:: RAW DATA ::
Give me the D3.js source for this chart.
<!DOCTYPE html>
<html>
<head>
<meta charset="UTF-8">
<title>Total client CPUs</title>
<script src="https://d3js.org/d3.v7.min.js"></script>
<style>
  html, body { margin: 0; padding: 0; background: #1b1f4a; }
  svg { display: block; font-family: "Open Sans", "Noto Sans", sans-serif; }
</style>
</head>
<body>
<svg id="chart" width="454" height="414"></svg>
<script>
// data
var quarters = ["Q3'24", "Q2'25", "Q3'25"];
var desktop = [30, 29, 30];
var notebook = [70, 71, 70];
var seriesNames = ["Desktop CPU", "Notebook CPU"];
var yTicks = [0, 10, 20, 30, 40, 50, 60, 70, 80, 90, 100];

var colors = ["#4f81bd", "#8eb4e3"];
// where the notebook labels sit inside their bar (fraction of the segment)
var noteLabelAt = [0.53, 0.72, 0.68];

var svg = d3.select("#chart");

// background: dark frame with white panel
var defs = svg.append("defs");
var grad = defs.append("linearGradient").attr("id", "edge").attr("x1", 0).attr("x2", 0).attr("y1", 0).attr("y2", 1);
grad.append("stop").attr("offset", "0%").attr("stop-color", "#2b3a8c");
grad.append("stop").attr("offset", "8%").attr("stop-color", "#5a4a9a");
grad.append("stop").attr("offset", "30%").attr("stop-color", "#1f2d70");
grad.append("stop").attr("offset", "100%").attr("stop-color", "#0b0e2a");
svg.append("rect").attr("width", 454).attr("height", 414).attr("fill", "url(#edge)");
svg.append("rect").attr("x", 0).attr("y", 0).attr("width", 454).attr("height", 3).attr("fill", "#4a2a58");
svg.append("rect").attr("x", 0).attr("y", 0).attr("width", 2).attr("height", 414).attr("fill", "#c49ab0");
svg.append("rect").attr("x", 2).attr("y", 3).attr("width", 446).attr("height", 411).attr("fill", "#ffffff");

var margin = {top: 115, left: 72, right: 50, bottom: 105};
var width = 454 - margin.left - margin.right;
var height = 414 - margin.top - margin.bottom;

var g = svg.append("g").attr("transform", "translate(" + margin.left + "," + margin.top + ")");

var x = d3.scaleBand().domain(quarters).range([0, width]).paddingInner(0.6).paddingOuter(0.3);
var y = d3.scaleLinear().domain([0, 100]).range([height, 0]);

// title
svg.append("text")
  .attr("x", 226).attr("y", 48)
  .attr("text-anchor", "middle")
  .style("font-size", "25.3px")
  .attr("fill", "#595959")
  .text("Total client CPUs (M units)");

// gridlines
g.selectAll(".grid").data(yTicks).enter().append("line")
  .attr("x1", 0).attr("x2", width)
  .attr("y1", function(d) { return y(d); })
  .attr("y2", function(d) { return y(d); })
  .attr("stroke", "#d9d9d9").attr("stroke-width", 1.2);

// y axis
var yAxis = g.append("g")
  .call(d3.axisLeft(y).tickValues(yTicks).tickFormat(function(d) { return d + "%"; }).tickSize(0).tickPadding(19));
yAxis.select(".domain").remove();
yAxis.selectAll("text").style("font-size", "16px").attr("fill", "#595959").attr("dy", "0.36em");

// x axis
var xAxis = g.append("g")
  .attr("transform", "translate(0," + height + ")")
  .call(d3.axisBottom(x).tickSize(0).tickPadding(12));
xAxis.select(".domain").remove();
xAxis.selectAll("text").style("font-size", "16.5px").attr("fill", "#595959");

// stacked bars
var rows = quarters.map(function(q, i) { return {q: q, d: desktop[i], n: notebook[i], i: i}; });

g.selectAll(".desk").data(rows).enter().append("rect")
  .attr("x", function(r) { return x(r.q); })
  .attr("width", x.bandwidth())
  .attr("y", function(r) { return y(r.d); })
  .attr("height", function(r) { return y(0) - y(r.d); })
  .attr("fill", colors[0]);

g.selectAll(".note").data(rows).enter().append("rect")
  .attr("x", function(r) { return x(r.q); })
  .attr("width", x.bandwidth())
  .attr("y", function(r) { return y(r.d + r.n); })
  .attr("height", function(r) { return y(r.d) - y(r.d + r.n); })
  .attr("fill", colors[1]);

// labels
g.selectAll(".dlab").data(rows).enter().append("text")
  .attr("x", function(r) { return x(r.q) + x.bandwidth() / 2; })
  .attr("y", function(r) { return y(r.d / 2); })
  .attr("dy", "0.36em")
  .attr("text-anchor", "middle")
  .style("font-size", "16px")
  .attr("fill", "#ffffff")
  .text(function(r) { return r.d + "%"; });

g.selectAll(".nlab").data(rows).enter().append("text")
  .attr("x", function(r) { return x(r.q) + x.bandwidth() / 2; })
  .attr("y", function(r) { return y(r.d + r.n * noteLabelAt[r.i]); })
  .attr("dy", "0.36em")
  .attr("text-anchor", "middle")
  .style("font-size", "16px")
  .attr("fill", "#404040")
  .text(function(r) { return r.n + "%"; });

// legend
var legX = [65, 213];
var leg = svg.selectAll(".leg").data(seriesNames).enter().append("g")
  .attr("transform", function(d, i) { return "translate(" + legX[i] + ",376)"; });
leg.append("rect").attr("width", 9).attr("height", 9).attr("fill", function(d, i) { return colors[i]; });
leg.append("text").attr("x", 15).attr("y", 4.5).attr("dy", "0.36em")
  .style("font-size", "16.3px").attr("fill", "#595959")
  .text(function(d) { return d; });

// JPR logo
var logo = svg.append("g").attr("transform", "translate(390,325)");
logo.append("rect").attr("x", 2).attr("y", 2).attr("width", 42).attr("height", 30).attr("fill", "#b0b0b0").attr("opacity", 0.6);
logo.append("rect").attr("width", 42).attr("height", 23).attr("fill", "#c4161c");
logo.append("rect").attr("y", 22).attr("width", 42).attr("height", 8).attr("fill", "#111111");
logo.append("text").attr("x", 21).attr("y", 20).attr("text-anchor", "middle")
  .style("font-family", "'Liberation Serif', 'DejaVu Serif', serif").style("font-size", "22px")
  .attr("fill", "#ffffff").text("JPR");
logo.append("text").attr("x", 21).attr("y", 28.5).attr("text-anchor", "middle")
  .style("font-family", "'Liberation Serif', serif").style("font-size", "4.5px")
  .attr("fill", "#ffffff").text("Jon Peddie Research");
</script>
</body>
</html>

:: WHAT THIS TASK INVOLVES ::
Using the data above, return each line exactly as written.

:: RESPONSE BELOW ::
Give me the D3.js source for this chart.
<!DOCTYPE html>
<html>
<head>
<meta charset="UTF-8">
<title>Total client CPUs</title>
<script src="https://d3js.org/d3.v7.min.js"></script>
<style>
  html, body { margin: 0; padding: 0; background: #1b1f4a; }
  svg { display: block; font-family: "Open Sans", "Noto Sans", sans-serif; }
</style>
</head>
<body>
<svg id="chart" width="454" height="414"></svg>
<script>
// data
var quarters = ["Q3'24", "Q2'25", "Q3'25"];
var desktop = [30, 29, 30];
var notebook = [70, 71, 70];
var seriesNames = ["Desktop CPU", "Notebook CPU"];
var yTicks = [0, 10, 20, 30, 40, 50, 60, 70, 80, 90, 100];

var colors = ["#4f81bd", "#8eb4e3"];
// where the notebook labels sit inside their bar (fraction of the segment)
var noteLabelAt = [0.53, 0.72, 0.68];

var svg = d3.select("#chart");

// background: dark frame with white panel
var defs = svg.append("defs");
var grad = defs.append("linearGradient").attr("id", "edge").attr("x1", 0).attr("x2", 0).attr("y1", 0).attr("y2", 1);
grad.append("stop").attr("offset", "0%").attr("stop-color", "#2b3a8c");
grad.append("stop").attr("offset", "8%").attr("stop-color", "#5a4a9a");
grad.append("stop").attr("offset", "30%").attr("stop-color", "#1f2d70");
grad.append("stop").attr("offset", "100%").attr("stop-color", "#0b0e2a");
svg.append("rect").attr("width", 454).attr("height", 414).attr("fill", "url(#edge)");
svg.append("rect").attr("x", 0).attr("y", 0).attr("width", 454).attr("height", 3).attr("fill", "#4a2a58");
svg.append("rect").attr("x", 0).attr("y", 0).attr("width", 2).attr("height", 414).attr("fill", "#c49ab0");
svg.append("rect").attr("x", 2).attr("y", 3).attr("width", 446).attr("height", 411).attr("fill", "#ffffff");

var margin = {top: 115, left: 72, right: 50, bottom: 105};
var width = 454 - margin.left - margin.right;
var height = 414 - margin.top - margin.bottom;

var g = svg.append("g").attr("transform", "translate(" + margin.left + "," + margin.top + ")");

var x = d3.scaleBand().domain(quarters).range([0, width]).paddingInner(0.6).paddingOuter(0.3);
var y = d3.scaleLinear().domain([0, 100]).range([height, 0]);

// title
svg.append("text")
  .attr("x", 226).attr("y", 48)
  .attr("text-anchor", "middle")
  .style("font-size", "25.3px")
  .attr("fill", "#595959")
  .text("Total client CPUs (M units)");

// gridlines
g.selectAll(".grid").data(yTicks).enter().append("line")
  .attr("x1", 0).attr("x2", width)
  .attr("y1", function(d) { return y(d); })
  .attr("y2", function(d) { return y(d); })
  .attr("stroke", "#d9d9d9").attr("stroke-width", 1.2);

// y axis
var yAxis = g.append("g")
  .call(d3.axisLeft(y).tickValues(yTicks).tickFormat(function(d) { return d + "%"; }).tickSize(0).tickPadding(19));
yAxis.select(".domain").remove();
yAxis.selectAll("text").style("font-size", "16px").attr("fill", "#595959").attr("dy", "0.36em");

// x axis
var xAxis = g.append("g")
  .attr("transform", "translate(0," + height + ")")
  .call(d3.axisBottom(x).tickSize(0).tickPadding(12));
xAxis.select(".domain").remove();
xAxis.selectAll("text").style("font-size", "16.5px").attr("fill", "#595959");

// stacked bars
var rows = quarters.map(function(q, i) { return {q: q, d: desktop[i], n: notebook[i], i: i}; });

g.selectAll(".desk").data(rows).enter().append("rect")
  .attr("x", function(r) { return x(r.q); })
  .attr("width", x.bandwidth())
  .attr("y", function(r) { return y(r.d); })
  .attr("height", function(r) { return y(0) - y(r.d); })
  .attr("fill", colors[0]);

g.selectAll(".note").data(rows).enter().append("rect")
  .attr("x", function(r) { return x(r.q); })
  .attr("width", x.bandwidth())
  .attr("y", function(r) { return y(r.d + r.n); })
  .attr("height", function(r) { return y(r.d) - y(r.d + r.n); })
  .attr("fill", colors[1]);

// labels
g.selectAll(".dlab").data(rows).enter().append("text")
  .attr("x", function(r) { return x(r.q) + x.bandwidth() / 2; })
  .attr("y", function(r) { return y(r.d / 2); })
  .attr("dy", "0.36em")
  .attr("text-anchor", "middle")
  .style("font-size", "16px")
  .attr("fill", "#ffffff")
  .text(function(r) { return r.d + "%"; });

g.selectAll(".nlab").data(rows).enter().append("text")
  .attr("x", function(r) { return x(r.q) + x.bandwidth() / 2; })
  .attr("y", function(r) { return y(r.d + r.n * noteLabelAt[r.i]); })
  .attr("dy", "0.36em")
  .attr("text-anchor", "middle")
  .style("font-size", "16px")
  .attr("fill", "#404040")
  .text(function(r) { return r.n + "%"; });

// legend
var legX = [65, 213];
var leg = svg.selectAll(".leg").data(seriesNames).enter().append("g")
  .attr("transform", function(d, i) { return "translate(" + legX[i] + ",376)"; });
leg.append("rect").attr("width", 9).attr("height", 9).attr("fill", function(d, i) { return colors[i]; });
leg.append("text").attr("x", 15).attr("y", 4.5).attr("dy", "0.36em")
  .style("font-size", "16.3px").attr("fill", "#595959")
  .text(function(d) { return d; });

// JPR logo
var logo = svg.append("g").attr("transform", "translate(390,325)");
logo.append("rect").attr("x", 2).attr("y", 2).attr("width", 42).attr("height", 30).attr("fill", "#b0b0b0").attr("opacity", 0.6);
logo.append("rect").attr("width", 42).attr("height", 23).attr("fill", "#c4161c");
logo.append("rect").attr("y", 22).attr("width", 42).attr("height", 8).attr("fill", "#111111");
logo.append("text").attr("x", 21).attr("y", 20).attr("text-anchor", "middle")
  .style("font-family", "'Liberation Serif', 'DejaVu Serif', serif").style("font-size", "22px")
  .attr("fill", "#ffffff").text("JPR");
logo.append("text").attr("x", 21).attr("y", 28.5).attr("text-anchor", "middle")
  .style("font-family", "'Liberation Serif', serif").style("font-size", "4.5px")
  .attr("fill", "#ffffff").text("Jon Peddie Research");
</script>
</body>
</html>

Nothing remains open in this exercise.